Zylinder 35i/ 50a: 48,00 Euro

Schild: 95,00 Euro

Schloss 72/65/20: 30,00 Euro

Montage inklusive Demontage max. 2 Stunden zu je 50,00 Euro: 100,00 Euro

Gesamtpreis: 273,00 Euro.

Dass dieser Preis ortsüblich ist, hat der Sachverständige T in seiner Stellungnahme vom 24.09.2009 dadurch plausibel gemacht, dass er 3 Schlüsseldienstunternehmen, die Notöffnungen tagtäglich durchführen, zur Abgabe entsprechender Angebote aufgefordert hat, wobei diese Schlüsseldienste auch im Branchenbuch aufgeführt sind. Hierzu hat er den 3 Schlüsseldienstunternehmen die Parameter der Situation des Klägers am 08.11.2007 mitgeteilt. Eines der Schlüsseldienstunternehmen ist in L ansässig und ist vom Sachverständigen deshalb zur Angabe eines Angebots aufgefordert worden, um die Durchschnittlichkeit der Preise auch bei längerer Anreise zu verdeutlichen. Die Gesamtpreise der 3 lokalen Schlüsseldienstunternehmen belaufen sich nach Bruttopreisangaben unter Beachtung der ausgetauschten Materialien laut Rechnungsstellung des Beklagten auf folgende Werte:

H-E GmbH: 255,90 Euro C1 T1: 169,66 Euro L1 T2 S: 329,00 Euro.

Der ermittelte Durchschnittspreis unter Zugrundelegung dieser 3 Angebote beläuft sich sogar auf nur 251,00 Euro. Gleichwohl hat der Sachverständige zugunsten des Beklagten ortsübliche Durchschnittskosten von 273,00 Euro zugrundegelegt.

Damit hat der Beklagte dem Kläger das 3,5 fach dessen berechnet, was für eine solche Reparaturleistung ortsüblich und angemessen ist. Nach den vom BGH aufgestellten Kriterien ist die weitere Prüfung der subjektiven Voraussetzungen entbehrlich. Der Beklagte kann vom Kläger nur den objektiven Wert der von ihm erbrachten Leistungen beanspruchen, der nach den Feststellungen des Gutachtens maximal 273,00 Euro beträgt. Dieser Betrag ist von der Rechnungssumme in Höhe von 944,86 Euro abzusetzen, so dass ein vom Beklagten zurück zu gewährender Betrag von 671,86 Euro verbleibt.
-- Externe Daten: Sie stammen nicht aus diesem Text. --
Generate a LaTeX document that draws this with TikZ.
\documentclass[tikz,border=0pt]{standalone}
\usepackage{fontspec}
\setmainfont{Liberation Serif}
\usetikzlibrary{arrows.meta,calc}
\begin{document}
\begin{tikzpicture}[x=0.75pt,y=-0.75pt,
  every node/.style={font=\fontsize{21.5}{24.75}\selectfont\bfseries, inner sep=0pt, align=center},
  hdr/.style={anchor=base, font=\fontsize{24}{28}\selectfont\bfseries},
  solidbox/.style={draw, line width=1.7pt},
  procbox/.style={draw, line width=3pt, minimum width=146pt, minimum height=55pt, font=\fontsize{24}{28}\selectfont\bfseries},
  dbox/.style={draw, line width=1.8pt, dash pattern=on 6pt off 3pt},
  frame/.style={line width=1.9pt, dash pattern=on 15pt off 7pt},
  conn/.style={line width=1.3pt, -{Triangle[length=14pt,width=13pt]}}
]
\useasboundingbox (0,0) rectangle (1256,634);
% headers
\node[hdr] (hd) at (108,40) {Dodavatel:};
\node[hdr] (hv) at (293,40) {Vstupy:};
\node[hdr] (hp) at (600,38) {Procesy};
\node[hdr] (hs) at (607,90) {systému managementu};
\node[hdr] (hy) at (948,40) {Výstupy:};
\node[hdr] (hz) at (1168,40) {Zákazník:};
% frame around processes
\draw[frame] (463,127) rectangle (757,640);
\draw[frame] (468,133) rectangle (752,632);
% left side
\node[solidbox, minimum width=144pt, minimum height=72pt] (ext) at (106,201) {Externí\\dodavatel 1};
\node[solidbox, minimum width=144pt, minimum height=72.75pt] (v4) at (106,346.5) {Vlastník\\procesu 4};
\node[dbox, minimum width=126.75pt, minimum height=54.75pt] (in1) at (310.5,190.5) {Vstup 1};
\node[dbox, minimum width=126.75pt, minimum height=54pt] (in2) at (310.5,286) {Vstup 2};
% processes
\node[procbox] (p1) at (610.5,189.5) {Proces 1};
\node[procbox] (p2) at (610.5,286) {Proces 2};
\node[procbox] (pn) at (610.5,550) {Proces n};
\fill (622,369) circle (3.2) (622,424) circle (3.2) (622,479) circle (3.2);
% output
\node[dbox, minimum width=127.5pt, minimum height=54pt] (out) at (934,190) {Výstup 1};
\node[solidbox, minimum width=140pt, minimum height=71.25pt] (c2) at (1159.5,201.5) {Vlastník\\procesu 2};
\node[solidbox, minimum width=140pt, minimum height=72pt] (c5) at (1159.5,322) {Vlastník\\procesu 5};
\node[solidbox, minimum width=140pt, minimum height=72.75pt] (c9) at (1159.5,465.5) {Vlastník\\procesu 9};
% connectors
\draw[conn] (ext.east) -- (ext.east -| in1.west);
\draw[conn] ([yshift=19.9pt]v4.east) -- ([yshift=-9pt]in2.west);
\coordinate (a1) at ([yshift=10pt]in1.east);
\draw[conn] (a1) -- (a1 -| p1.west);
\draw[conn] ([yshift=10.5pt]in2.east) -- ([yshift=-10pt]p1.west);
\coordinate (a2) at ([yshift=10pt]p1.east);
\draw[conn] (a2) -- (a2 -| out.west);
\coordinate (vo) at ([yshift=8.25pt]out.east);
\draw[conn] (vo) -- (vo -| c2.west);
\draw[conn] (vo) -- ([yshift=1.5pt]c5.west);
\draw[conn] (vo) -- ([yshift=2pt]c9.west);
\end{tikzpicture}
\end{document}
Der Zinsanspruch gegen den Beklagten folgt aus den §§ 280 Absatz 2, 288 Absatz 1 BGB, wobei bezüglich des ursprünglich beanspruchten Betrages von 654,86 Euro Schuldnerverzug erst ab dem 02.05.2008 eingetreten ist. Der Schuldnerverzug bezüglich des im Wege der Klageerweiterung geltend gemachten Betrages von weiteren 17,00 Euro ist erst mit Rechtshängigkeit, also erst am 20.07.2009 eingetreten. Darüber hinausgehende Zinsansprüche sind unbegründet.

Die Kostenentscheidung folgt aus § 92 Absatz 2 Nr. 1 ZPO, da die Zuvielforderung des Klägers verhältnismäßig geringfügig war und keine höheren Kosten veranlasst hat.

Die Entscheidung über die vorläufige Vollstreckbarkeit folgt aus den §§ 708 Nr. 11, 711 ZPO.